Kurt Regotz du syndicat Syna avertit que les employés auront à supporter le poids de cette libéralisation: «Beaucoup d’employés de magasin souffrent de conditions difficiles avec de faibles salaires, sans oublier le travail sur appel.»
Le syndicaliste doute fortement de la nécessité de ces ouvertures nocturnes élargies: «C’est à peu près aussi nécessaire que d’illuminer le Cervin la nuit.»
Se référant à d’autres propositions visant une plus grande libéralisation des heures d’ouverture des magasins y compris le dimanche, les opposants craignent que cette réforme ne soit un « cheval de Troie » du secteur de la distribution, qui va créer des exigences supplémentaires et mettre les avantages économiques au-dessus du bien-être des employés.
Grand critique du consumérisme, le parlementaire écologiste, Daniel Vischer soutient que l’ouverture permanente de ces stations-services conduirait à plus de trafic automobile, surtout pendant la nuit.
Le dimanche 22 septembre, les Suisses votent sur:
– une initiative populaire « Oui à l’abrogation du service militaire obligatoire »
– une révision de la loi sur les épidémies
– un referendum sur la libéralisation des heures d’ouverture des shops des stations-service.
Des votations et des élections ont lieu le même jour dans la plupart des 26 cantons du pays.
Un débat au long cours
L’assouplissement des restrictions sur les heures d’ouverture des boutiques des stations-service est un objet de votation récurrent ces dernières – que ce soit au niveau national, cantonal ou communal.
Seules quelques propositions visant à assouplir la réglementation dans différents cantons et sur le plan national ont passé la rampe du vote populaire. Elles ont permis l’ouverture des boutiques de stations-service le dimanche quatre fois par an et la prolongation des heures des boutiques dans les gares et les aéroports.

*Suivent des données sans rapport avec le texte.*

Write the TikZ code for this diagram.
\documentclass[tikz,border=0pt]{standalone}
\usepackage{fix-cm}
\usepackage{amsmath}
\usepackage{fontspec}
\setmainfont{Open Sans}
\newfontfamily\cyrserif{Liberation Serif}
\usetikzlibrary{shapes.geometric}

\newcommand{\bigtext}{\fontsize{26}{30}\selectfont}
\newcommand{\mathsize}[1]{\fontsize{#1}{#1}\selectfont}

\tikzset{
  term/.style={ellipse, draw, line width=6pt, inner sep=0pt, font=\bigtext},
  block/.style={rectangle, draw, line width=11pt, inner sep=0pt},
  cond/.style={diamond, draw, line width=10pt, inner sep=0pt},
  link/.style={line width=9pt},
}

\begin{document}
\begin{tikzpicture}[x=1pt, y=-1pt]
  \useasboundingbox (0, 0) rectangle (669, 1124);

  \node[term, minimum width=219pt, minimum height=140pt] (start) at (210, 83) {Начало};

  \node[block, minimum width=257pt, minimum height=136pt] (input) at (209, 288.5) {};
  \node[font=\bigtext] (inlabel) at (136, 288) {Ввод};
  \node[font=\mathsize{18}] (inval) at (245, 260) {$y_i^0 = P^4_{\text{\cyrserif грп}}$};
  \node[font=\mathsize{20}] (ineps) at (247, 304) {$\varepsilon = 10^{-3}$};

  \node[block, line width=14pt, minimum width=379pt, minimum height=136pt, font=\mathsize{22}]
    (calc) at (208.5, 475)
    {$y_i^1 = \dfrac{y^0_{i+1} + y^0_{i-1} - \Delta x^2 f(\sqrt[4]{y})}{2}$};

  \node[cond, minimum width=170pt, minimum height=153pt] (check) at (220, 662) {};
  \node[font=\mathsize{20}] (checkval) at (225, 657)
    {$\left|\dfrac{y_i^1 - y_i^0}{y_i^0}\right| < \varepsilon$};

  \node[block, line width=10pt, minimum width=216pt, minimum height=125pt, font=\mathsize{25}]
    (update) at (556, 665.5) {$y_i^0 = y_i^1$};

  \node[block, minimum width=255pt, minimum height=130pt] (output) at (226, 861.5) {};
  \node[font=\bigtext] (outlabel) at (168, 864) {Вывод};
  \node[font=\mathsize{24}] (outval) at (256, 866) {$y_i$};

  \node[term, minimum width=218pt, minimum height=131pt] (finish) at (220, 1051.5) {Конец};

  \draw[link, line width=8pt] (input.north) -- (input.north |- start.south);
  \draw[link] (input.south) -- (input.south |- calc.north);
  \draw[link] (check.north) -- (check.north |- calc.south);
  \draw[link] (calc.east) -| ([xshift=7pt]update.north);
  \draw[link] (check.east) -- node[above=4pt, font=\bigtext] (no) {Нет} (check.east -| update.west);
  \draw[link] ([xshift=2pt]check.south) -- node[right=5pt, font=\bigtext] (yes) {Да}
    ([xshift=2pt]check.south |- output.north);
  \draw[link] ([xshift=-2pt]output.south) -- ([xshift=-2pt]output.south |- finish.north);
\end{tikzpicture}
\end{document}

Pour sa part, la Cour suprême suisse a confirmé en 2010 une interdiction des ouvertures des magasins des stations d’essence 24 heures sur 24.
Trois propositions distinctes sont encore en suspens au parlement. La motion Lombardi vise à rationaliser les heures d’ouverture dans tout le pays. La motion Abate veut autoriser l’ouverture des commerces le dimanche dans les régions touristiques traditionnelles. Quant à la motion Bertschy, elle permettrait aux boutiques de moins de 120 mètres carrés de rester ouvertes la nuit et le dimanche.
Intégré dans la législation du travail en 1877, le dimanche sans travail est considéré comme un acquis majeur par les syndicats. Depuis lors, ils avertissent que même un assouplissement partiel produit une pente glissante vers une semaine de travail de sept jours.